Fidelity, says Stiegler, is an aporia.
One cannot be faithful to the unity and the identity of what remains constant throughout the alterities of the diverse characters one will have been and played, sometimes without knowing it, without noticing it, and which results from the accidental character of existence (33).
Here, through a discussion of fidelity and infidelity to oneself, the unfaithfulness of memory and the necessity of recollection, we get a glimpse into Steigler’s main philosphical concerns, the question of time and the unity of consciousness, which leads to a renewed discussion of “matter” (which he takes up in the multi volume Technics and Time). All this aside, in this brief essay Stielger provides a rather interesting and challenging account or vision of philosophy.
Throughout, Steigler draws on Simondon’s concept of psychic and collective individuation a great deal.
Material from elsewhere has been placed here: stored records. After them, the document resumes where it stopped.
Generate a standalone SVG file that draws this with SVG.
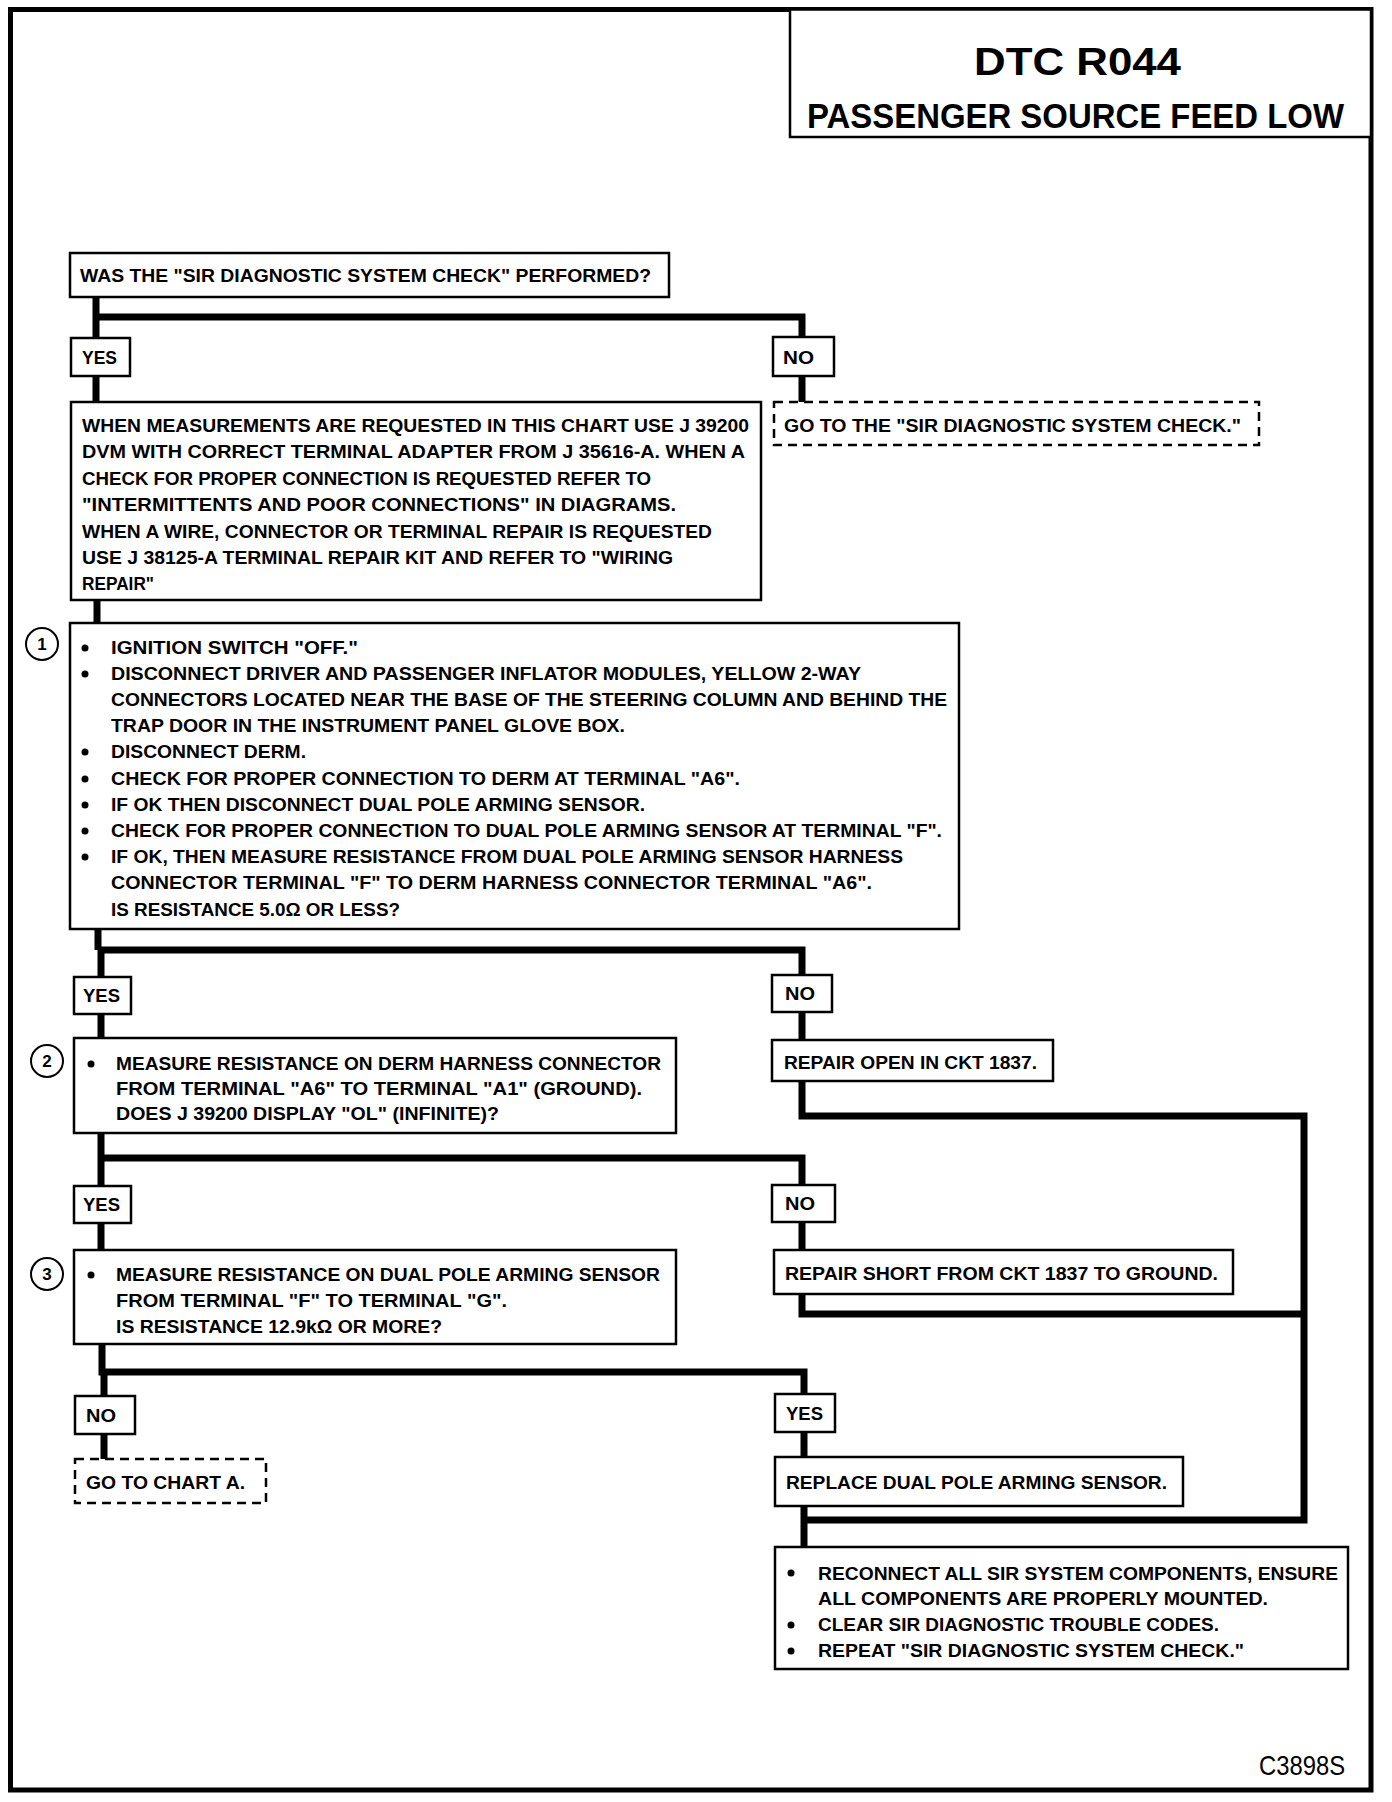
<svg xmlns="http://www.w3.org/2000/svg" width="1392" height="1802" viewBox="0 0 1392 1802">
<style>
.box{fill:#fff;stroke:#000;stroke-width:2.5}
.dash{fill:#fff;stroke:#000;stroke-width:2.5;stroke-dasharray:9 6}
.t{font-family:"Liberation Sans",Arial,sans-serif;font-weight:bold;font-size:18px;fill:#000}
.n{font-family:"Liberation Sans",Arial,sans-serif;font-weight:bold;font-size:17px;fill:#000}
.c{fill:none;stroke:#000;stroke-width:7}
.cn{fill:#fff;stroke:#000;stroke-width:2}
.b{fill:#000}
</style>
<rect x="0" y="0" width="1392" height="1802" fill="#fff"/>
<rect id="frame" x="10.5" y="9.5" width="1360.5" height="1780.5" fill="none" stroke="#000" stroke-width="5"/>

<g id="connectors">
<path class="c" d="M96 297V338M96 317H802V337M96 376V402M802 376V402"/>
<path class="c" d="M97 600V623"/>
<path class="c" d="M98 929V950M101 950H802V975M101 950V977M101 1014V1038M802 1012V1040"/>
<path class="c" d="M802 1081V1116H1304V1520H804M802 1294V1314H1304"/>
<path class="c" d="M101 1133V1158H802V1185M101 1158V1186M101 1223V1250M802 1222V1250"/>
<path class="c" d="M102 1344V1372H804V1394M104 1372V1396M104 1434V1459M804 1432V1457M804 1506V1547"/>
</g>

<g id="title">
<rect x="790" y="9.5" width="581" height="127.5" fill="#fff" stroke="#000" stroke-width="2.5"/>
<text x="974" y="75" style="font-family:'Liberation Sans',Arial,sans-serif;font-weight:bold;font-size:39px" textLength="207" lengthAdjust="spacingAndGlyphs">DTC R044</text>
<text x="807" y="128" style="font-family:'Liberation Sans',Arial,sans-serif;font-weight:bold;font-size:35px" textLength="537" lengthAdjust="spacingAndGlyphs">PASSENGER SOURCE FEED LOW</text>
</g>

<g id="q1">
<rect class="box" x="70" y="253" width="599" height="44"/>
<text class="t" x="80" y="282" textLength="571" lengthAdjust="spacingAndGlyphs">WAS THE "SIR DIAGNOSTIC SYSTEM CHECK" PERFORMED?</text>
</g>
<g id="yes1"><rect class="box" x="71" y="338" width="59" height="38"/><text class="t" x="82" y="364" textLength="35" lengthAdjust="spacingAndGlyphs">YES</text></g>
<g id="no1"><rect class="box" x="773" y="337" width="61" height="39"/><text class="t" x="783" y="364" textLength="31" lengthAdjust="spacingAndGlyphs">NO</text></g>

<g id="measure">
<rect class="box" x="71" y="402" width="690" height="198"/>
<text class="t" x="82" y="432" textLength="667" lengthAdjust="spacingAndGlyphs">WHEN MEASUREMENTS ARE REQUESTED IN THIS CHART USE J 39200</text>
<text class="t" x="82" y="458" textLength="663" lengthAdjust="spacingAndGlyphs">DVM WITH CORRECT TERMINAL ADAPTER FROM J 35616-A.  WHEN A</text>
<text class="t" x="82" y="485" textLength="569" lengthAdjust="spacingAndGlyphs">CHECK FOR PROPER CONNECTION IS REQUESTED REFER TO</text>
<text class="t" x="82" y="511" textLength="594" lengthAdjust="spacingAndGlyphs">"INTERMITTENTS AND POOR CONNECTIONS" IN  DIAGRAMS.</text>
<text class="t" x="82" y="538" textLength="630" lengthAdjust="spacingAndGlyphs">WHEN A WIRE, CONNECTOR OR TERMINAL REPAIR IS REQUESTED</text>
<text class="t" x="82" y="564" textLength="591" lengthAdjust="spacingAndGlyphs">USE J 38125-A TERMINAL REPAIR KIT AND REFER TO "WIRING</text>
<text class="t" x="82" y="590" textLength="72" lengthAdjust="spacingAndGlyphs">REPAIR"</text>
</g>

<g id="goto-check">
<rect class="dash" x="774" y="402" width="485" height="43"/>
<text class="t" x="784" y="432" textLength="457" lengthAdjust="spacingAndGlyphs">GO TO THE "SIR DIAGNOSTIC SYSTEM CHECK."</text>
</g>

<g id="step1">
<rect class="box" x="70" y="623" width="889" height="306"/>
<circle class="cn" cx="42" cy="644" r="16"/>
<text class="n" x="42" y="650" text-anchor="middle">1</text>
<circle class="b" cx="85" cy="648" r="3.5"/>
<circle class="b" cx="85" cy="674" r="3.5"/>
<circle class="b" cx="85" cy="752" r="3.5"/>
<circle class="b" cx="85" cy="779" r="3.5"/>
<circle class="b" cx="85" cy="805" r="3.5"/>
<circle class="b" cx="85" cy="831" r="3.5"/>
<circle class="b" cx="85" cy="857" r="3.5"/>
<text class="t" x="111" y="654" textLength="247" lengthAdjust="spacingAndGlyphs">IGNITION SWITCH "OFF."</text>
<text class="t" x="111" y="680" textLength="750" lengthAdjust="spacingAndGlyphs">DISCONNECT DRIVER AND PASSENGER INFLATOR MODULES, YELLOW 2-WAY</text>
<text class="t" x="111" y="706" textLength="836" lengthAdjust="spacingAndGlyphs">CONNECTORS LOCATED NEAR THE BASE OF THE STEERING COLUMN AND BEHIND THE</text>
<text class="t" x="111" y="732" textLength="514" lengthAdjust="spacingAndGlyphs">TRAP DOOR IN THE INSTRUMENT PANEL GLOVE BOX.</text>
<text class="t" x="111" y="758" textLength="195" lengthAdjust="spacingAndGlyphs">DISCONNECT DERM.</text>
<text class="t" x="111" y="785" textLength="629" lengthAdjust="spacingAndGlyphs">CHECK FOR PROPER CONNECTION TO DERM AT TERMINAL "A6".</text>
<text class="t" x="111" y="811" textLength="534" lengthAdjust="spacingAndGlyphs">IF OK THEN DISCONNECT DUAL POLE ARMING SENSOR.</text>
<text class="t" x="111" y="837" textLength="831" lengthAdjust="spacingAndGlyphs">CHECK FOR PROPER CONNECTION TO DUAL POLE ARMING SENSOR AT TERMINAL "F".</text>
<text class="t" x="111" y="863" textLength="792" lengthAdjust="spacingAndGlyphs">IF OK, THEN MEASURE RESISTANCE FROM DUAL POLE ARMING SENSOR HARNESS</text>
<text class="t" x="111" y="889" textLength="761" lengthAdjust="spacingAndGlyphs">CONNECTOR TERMINAL "F" TO DERM HARNESS CONNECTOR TERMINAL "A6".</text>
<text class="t" x="111" y="916" textLength="289" lengthAdjust="spacingAndGlyphs">IS RESISTANCE 5.0Ω OR LESS?</text>
</g>

<g id="yes2"><rect class="box" x="74" y="977" width="57" height="37"/><text class="t" x="83" y="1002" textLength="37" lengthAdjust="spacingAndGlyphs">YES</text></g>
<g id="no2"><rect class="box" x="772" y="975" width="60" height="37"/><text class="t" x="785" y="1000" textLength="30" lengthAdjust="spacingAndGlyphs">NO</text></g>

<g id="step2">
<rect class="box" x="74" y="1038" width="602" height="95"/>
<circle class="cn" cx="47" cy="1061" r="16"/>
<text class="n" x="47" y="1067" text-anchor="middle">2</text>
<circle class="b" cx="91" cy="1064" r="3.5"/>
<text class="t" x="116" y="1070" textLength="545" lengthAdjust="spacingAndGlyphs">MEASURE RESISTANCE ON DERM HARNESS CONNECTOR</text>
<text class="t" x="116" y="1095" textLength="526" lengthAdjust="spacingAndGlyphs">FROM TERMINAL "A6" TO TERMINAL "A1" (GROUND).</text>
<text class="t" x="116" y="1120" textLength="383" lengthAdjust="spacingAndGlyphs">DOES J 39200 DISPLAY "OL" (INFINITE)?</text>
</g>

<g id="repair-open">
<rect class="box" x="772" y="1040" width="281" height="41"/>
<text class="t" x="784" y="1069" textLength="253" lengthAdjust="spacingAndGlyphs">REPAIR OPEN IN CKT 1837.</text>
</g>

<g id="yes3"><rect class="box" x="74" y="1186" width="57" height="37"/><text class="t" x="83" y="1211" textLength="37" lengthAdjust="spacingAndGlyphs">YES</text></g>
<g id="no3"><rect class="box" x="772" y="1185" width="63" height="37"/><text class="t" x="785" y="1210" textLength="30" lengthAdjust="spacingAndGlyphs">NO</text></g>

<g id="step3">
<rect class="box" x="74" y="1250" width="602" height="94"/>
<circle class="cn" cx="47" cy="1274" r="16"/>
<text class="n" x="47" y="1280" text-anchor="middle">3</text>
<circle class="b" cx="91" cy="1275" r="3.5"/>
<text class="t" x="116" y="1281" textLength="544" lengthAdjust="spacingAndGlyphs">MEASURE RESISTANCE ON DUAL POLE ARMING SENSOR</text>
<text class="t" x="116" y="1307" textLength="391" lengthAdjust="spacingAndGlyphs">FROM TERMINAL "F" TO TERMINAL "G".</text>
<text class="t" x="116" y="1333" textLength="326" lengthAdjust="spacingAndGlyphs">IS RESISTANCE 12.9kΩ OR MORE?</text>
</g>

<g id="repair-short">
<rect class="box" x="774" y="1250" width="459" height="44"/>
<text class="t" x="785" y="1280" textLength="433" lengthAdjust="spacingAndGlyphs">REPAIR SHORT FROM CKT 1837 TO GROUND.</text>
</g>

<g id="no4"><rect class="box" x="75" y="1396" width="60" height="38"/><text class="t" x="86" y="1422" textLength="30" lengthAdjust="spacingAndGlyphs">NO</text></g>
<g id="yes4"><rect class="box" x="775" y="1394" width="60" height="38"/><text class="t" x="786" y="1420" textLength="37" lengthAdjust="spacingAndGlyphs">YES</text></g>

<g id="goto-chart-a">
<rect class="dash" x="75" y="1459" width="191" height="44"/>
<text class="t" x="86" y="1489" textLength="159" lengthAdjust="spacingAndGlyphs">GO TO CHART A.</text>
</g>

<g id="replace">
<rect class="box" x="775" y="1457" width="408" height="49"/>
<text class="t" x="786" y="1489" textLength="381" lengthAdjust="spacingAndGlyphs">REPLACE DUAL POLE ARMING SENSOR.</text>
</g>

<g id="final">
<rect class="box" x="775" y="1547" width="573" height="122"/>
<circle class="b" cx="791" cy="1573" r="3.5"/>
<circle class="b" cx="791" cy="1625" r="3.5"/>
<circle class="b" cx="791" cy="1651" r="3.5"/>
<text class="t" x="818" y="1580" textLength="520" lengthAdjust="spacingAndGlyphs">RECONNECT ALL SIR SYSTEM COMPONENTS, ENSURE</text>
<text class="t" x="818" y="1605" textLength="450" lengthAdjust="spacingAndGlyphs">ALL COMPONENTS ARE PROPERLY MOUNTED.</text>
<text class="t" x="818" y="1631" textLength="401" lengthAdjust="spacingAndGlyphs">CLEAR SIR DIAGNOSTIC TROUBLE CODES.</text>
<text class="t" x="818" y="1657" textLength="426" lengthAdjust="spacingAndGlyphs">REPEAT "SIR DIAGNOSTIC SYSTEM CHECK."</text>
</g>

<text x="1259" y="1775" style="font-family:'Liberation Sans',Arial,sans-serif;font-size:28px" textLength="86" lengthAdjust="spacingAndGlyphs">C3898S</text>
</svg>
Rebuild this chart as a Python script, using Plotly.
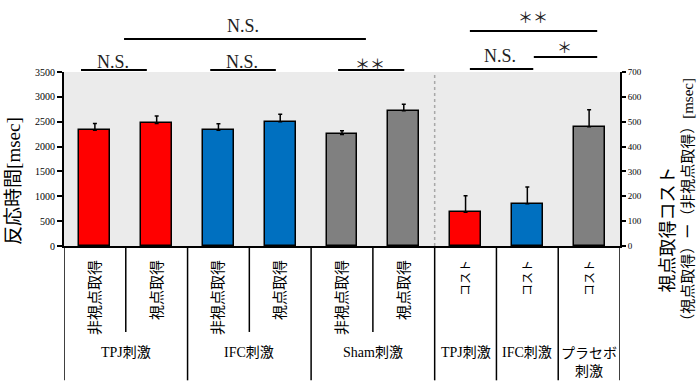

I wonder if given the recent translations of Stiegler by Stanford UP it will provide the impetus for some English translations of Simondon? All signs point to no. I mean, Delezue (lots of his work translated into English as well) drew on Simondon a good deal as well, but that didn’t seem to matter much. It would be more convienent for me, which is what matters, right? Didn’t I just post something about a new book series? Too bad translation isn’t really my thing. Although yesterday somone told me that there is only one Levinas book translated into Hebrew (Nine Talmudic Readings) and it was rather popular, like, er, best seller chart popular.